### Short exercise
Repeat only the lines below that run from the line with "Recreate this image" to the line with "bin_edges = np.linspace(0.0, 1.0, 41)", ends included; skip every picture.

### Material for this exercise
-.-.-
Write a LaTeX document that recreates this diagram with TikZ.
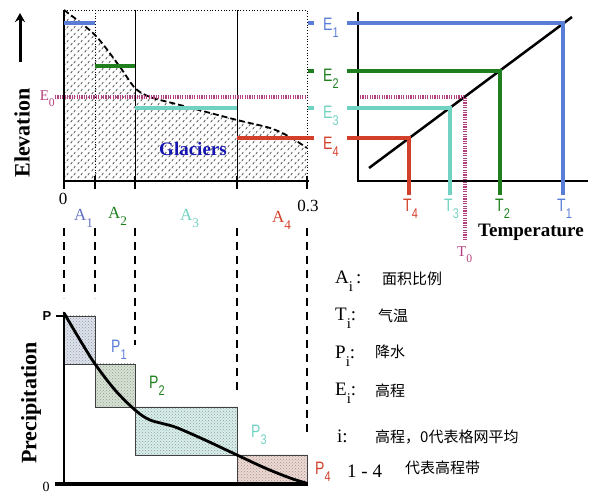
-.-.-
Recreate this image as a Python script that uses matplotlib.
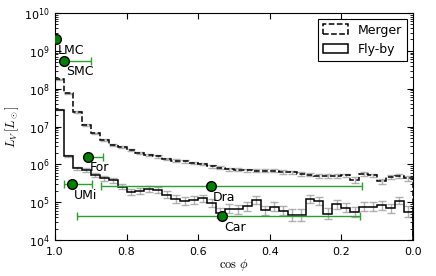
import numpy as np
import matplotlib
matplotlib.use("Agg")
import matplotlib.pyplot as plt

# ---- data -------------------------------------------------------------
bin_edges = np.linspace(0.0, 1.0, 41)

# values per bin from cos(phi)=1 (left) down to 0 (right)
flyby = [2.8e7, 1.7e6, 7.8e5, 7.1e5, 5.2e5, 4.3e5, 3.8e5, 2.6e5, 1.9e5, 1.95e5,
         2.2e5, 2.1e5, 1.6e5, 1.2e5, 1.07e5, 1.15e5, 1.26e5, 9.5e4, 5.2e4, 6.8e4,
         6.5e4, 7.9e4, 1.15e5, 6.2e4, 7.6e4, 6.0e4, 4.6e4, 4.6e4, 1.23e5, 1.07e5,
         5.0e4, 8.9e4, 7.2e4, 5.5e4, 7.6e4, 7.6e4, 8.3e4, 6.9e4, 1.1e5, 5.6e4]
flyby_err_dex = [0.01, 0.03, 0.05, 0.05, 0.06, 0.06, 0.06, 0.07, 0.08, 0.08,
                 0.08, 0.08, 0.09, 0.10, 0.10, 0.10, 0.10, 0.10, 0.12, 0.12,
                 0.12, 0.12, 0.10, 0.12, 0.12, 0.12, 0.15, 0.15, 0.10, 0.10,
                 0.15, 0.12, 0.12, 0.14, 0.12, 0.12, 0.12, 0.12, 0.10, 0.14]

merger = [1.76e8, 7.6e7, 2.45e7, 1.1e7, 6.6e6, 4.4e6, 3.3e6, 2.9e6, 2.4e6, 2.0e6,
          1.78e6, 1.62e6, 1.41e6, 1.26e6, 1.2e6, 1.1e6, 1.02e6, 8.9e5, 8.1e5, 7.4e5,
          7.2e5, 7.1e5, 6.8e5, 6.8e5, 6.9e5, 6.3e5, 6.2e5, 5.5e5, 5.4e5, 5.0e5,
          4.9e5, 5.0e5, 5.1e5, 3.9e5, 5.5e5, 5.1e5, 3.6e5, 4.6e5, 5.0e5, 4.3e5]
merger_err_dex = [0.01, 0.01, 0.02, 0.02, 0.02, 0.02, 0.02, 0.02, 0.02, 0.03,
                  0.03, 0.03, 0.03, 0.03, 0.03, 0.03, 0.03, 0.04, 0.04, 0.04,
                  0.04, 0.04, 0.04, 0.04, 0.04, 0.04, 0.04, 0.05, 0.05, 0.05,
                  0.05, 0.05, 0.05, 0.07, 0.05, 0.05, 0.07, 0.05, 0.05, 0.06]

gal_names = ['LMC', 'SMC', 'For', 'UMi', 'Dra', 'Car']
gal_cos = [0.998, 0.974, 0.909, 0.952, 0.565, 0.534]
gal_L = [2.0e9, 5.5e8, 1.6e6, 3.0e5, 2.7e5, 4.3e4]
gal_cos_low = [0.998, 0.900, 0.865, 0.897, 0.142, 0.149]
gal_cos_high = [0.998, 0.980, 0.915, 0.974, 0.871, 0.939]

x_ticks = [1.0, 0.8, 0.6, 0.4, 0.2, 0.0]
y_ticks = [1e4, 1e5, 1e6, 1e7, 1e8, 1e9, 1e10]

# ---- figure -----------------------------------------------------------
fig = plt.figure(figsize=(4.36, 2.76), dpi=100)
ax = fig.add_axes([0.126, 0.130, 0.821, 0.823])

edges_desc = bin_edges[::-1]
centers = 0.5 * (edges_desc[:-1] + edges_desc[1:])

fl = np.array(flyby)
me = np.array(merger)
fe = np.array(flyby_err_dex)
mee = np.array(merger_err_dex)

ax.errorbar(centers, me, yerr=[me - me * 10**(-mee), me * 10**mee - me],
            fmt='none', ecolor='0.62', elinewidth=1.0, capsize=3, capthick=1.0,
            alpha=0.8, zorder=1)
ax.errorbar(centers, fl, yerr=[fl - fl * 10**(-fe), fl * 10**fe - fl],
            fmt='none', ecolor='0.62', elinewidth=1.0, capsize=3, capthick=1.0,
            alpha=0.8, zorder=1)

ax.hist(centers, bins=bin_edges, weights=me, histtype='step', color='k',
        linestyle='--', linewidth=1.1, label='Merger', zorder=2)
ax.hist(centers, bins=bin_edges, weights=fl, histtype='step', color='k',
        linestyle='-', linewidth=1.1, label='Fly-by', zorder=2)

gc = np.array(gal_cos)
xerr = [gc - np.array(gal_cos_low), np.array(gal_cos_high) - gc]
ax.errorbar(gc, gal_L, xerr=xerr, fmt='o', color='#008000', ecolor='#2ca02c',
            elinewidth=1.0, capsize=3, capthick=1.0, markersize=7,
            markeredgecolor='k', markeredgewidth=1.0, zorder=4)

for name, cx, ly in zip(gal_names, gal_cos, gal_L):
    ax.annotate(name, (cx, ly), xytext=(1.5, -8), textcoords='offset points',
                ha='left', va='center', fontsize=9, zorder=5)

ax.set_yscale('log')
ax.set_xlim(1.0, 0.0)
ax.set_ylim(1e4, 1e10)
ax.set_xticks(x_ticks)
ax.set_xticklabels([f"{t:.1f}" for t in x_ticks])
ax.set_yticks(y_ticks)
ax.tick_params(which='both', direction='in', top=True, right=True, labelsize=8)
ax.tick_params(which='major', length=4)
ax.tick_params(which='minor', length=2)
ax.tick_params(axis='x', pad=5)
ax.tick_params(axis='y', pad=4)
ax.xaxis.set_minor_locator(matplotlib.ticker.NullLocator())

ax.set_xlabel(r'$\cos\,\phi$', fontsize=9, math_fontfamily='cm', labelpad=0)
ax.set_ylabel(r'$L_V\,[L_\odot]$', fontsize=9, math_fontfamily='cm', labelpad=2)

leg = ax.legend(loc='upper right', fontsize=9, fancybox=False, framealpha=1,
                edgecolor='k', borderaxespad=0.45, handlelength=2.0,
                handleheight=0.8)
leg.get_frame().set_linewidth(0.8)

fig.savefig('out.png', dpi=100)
-.-.-
### Finished answer
Recreate this image as a Python script that uses matplotlib.
import numpy as np
import matplotlib
matplotlib.use("Agg")
import matplotlib.pyplot as plt

# ---- data -------------------------------------------------------------
bin_edges = np.linspace(0.0, 1.0, 41)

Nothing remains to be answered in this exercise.